United States District Court, D. South Carolina, Charleston Division
CANOPIUS U.S. INSURANCE, INC., Plaintiff,
CHARLES MIDDLETON, JR., d/b/a/ CHARLEY O’S, OMAR HAMILTON, JAMAR HAMILTON, ANTWONIA HEYWARD, BRANDON GREENE, and LATEIKA JONES, Defendants.
DAVID C. NORTON UNITED STATES DISTRICT JUDGE.
This matter is before the court on defendant Charles Middleton (“Middleton”) d/b/a Charley O’s motion to set aside default. For the reasons set forth below, the court grants Middleton’s motion.

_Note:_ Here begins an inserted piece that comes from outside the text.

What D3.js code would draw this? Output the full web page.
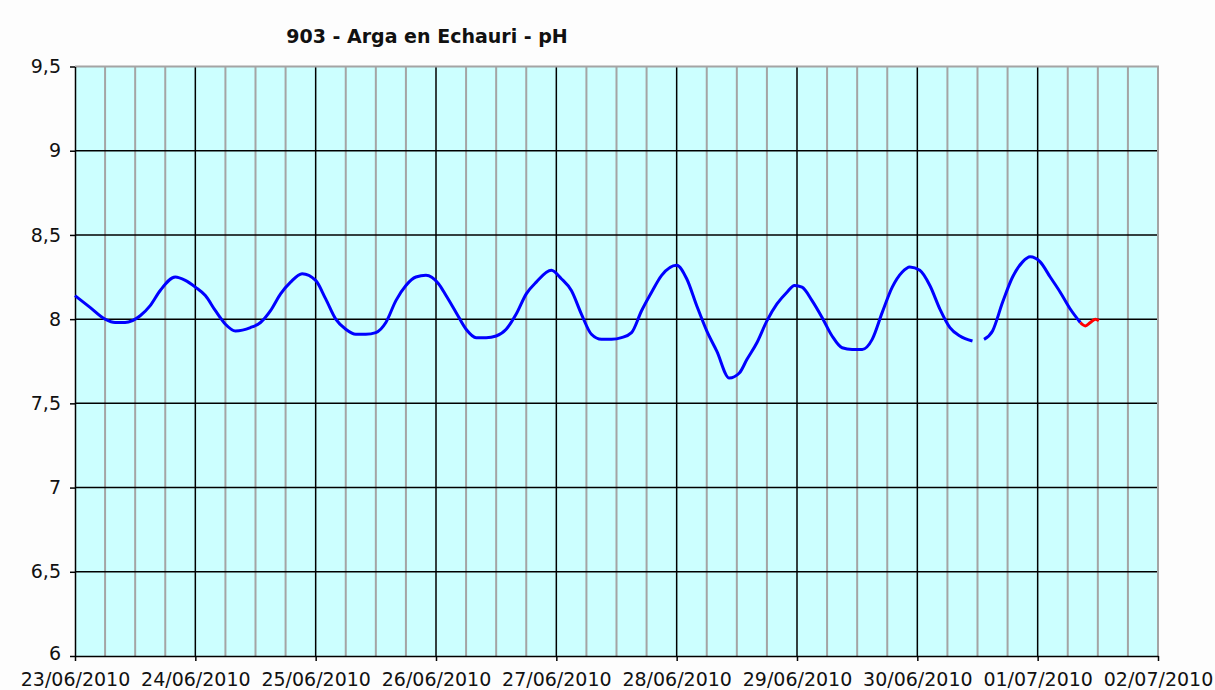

Plaintiff Canopius U.S. Insurance, Inc. (“Canopius”) is an eligible surplus lines insurer organized under the laws of Delaware. Compl. ¶ 1. Canopius issued a commercial general liability insurance policy to Middleton. Id. ¶ 6. Middleton leased the insured property and utilized it as a restaurant known as Charley O’s. Id. ¶ 7. On February 22, 2015, multiple gunshots were fired inside and outside of Charley O’s. Id. ¶ 8. Several people were alleged to have been shot, including defendants Omar Hamilton (“Hamilton”), Jamar Hamilton (“Jamar”), Antwonia Heyward (“Heyward”), Brandon Greene (“Greene”), and Lateika Jones (“Jones”). Id. The victims of the shooting sued Middleton, alleging that Charley O’s was not operated in a manner so as to provide a safe environment, which resulted in their injuries.
Canopius filed the present action on September 15, 2015 pursuant to the federal declaratory judgment act, 28 U.S.C. § 2201, requesting that the court declare that it has no obligation to indemnify Middleton and/or the underlying claimants for any bodily injuries sustained at Charley O’s on or about February 22, 2015. Canopius served Middleton with the complaint on September 22, 2015. On September 30, 2015, Canopius filed a Proof of Service as to Middleton.
On October 14, 2015, Canopius filed a request for entry of default as to Middleton. The court filed an entry of default on October 28, 2015. On November 3, 2015, Middleton’s attorney Jonathan Krell (“Krell”) sent Canopius’s attorney Morgan Templeton (“Templeton”) an email requesting that Middleton be relieved from the entry of default because: (1) he allegedly suffers from health issues that affect his cognition; and (2) an attorney advised Middleton’s son that his father should not seek legal counsel. Resp. Ex. 2. On November 6, 2015, Templeton indicated that Canopius was not willing to lift the entry of default. Id. On November 24, 2015, Middleton filed the present motion to set aside default. Canopius filed a response in opposition to the motion on December 8, 2015, and Middleton filed a reply on December 17, 2015. The motion has been fully briefed and is now ripe for the court’s review.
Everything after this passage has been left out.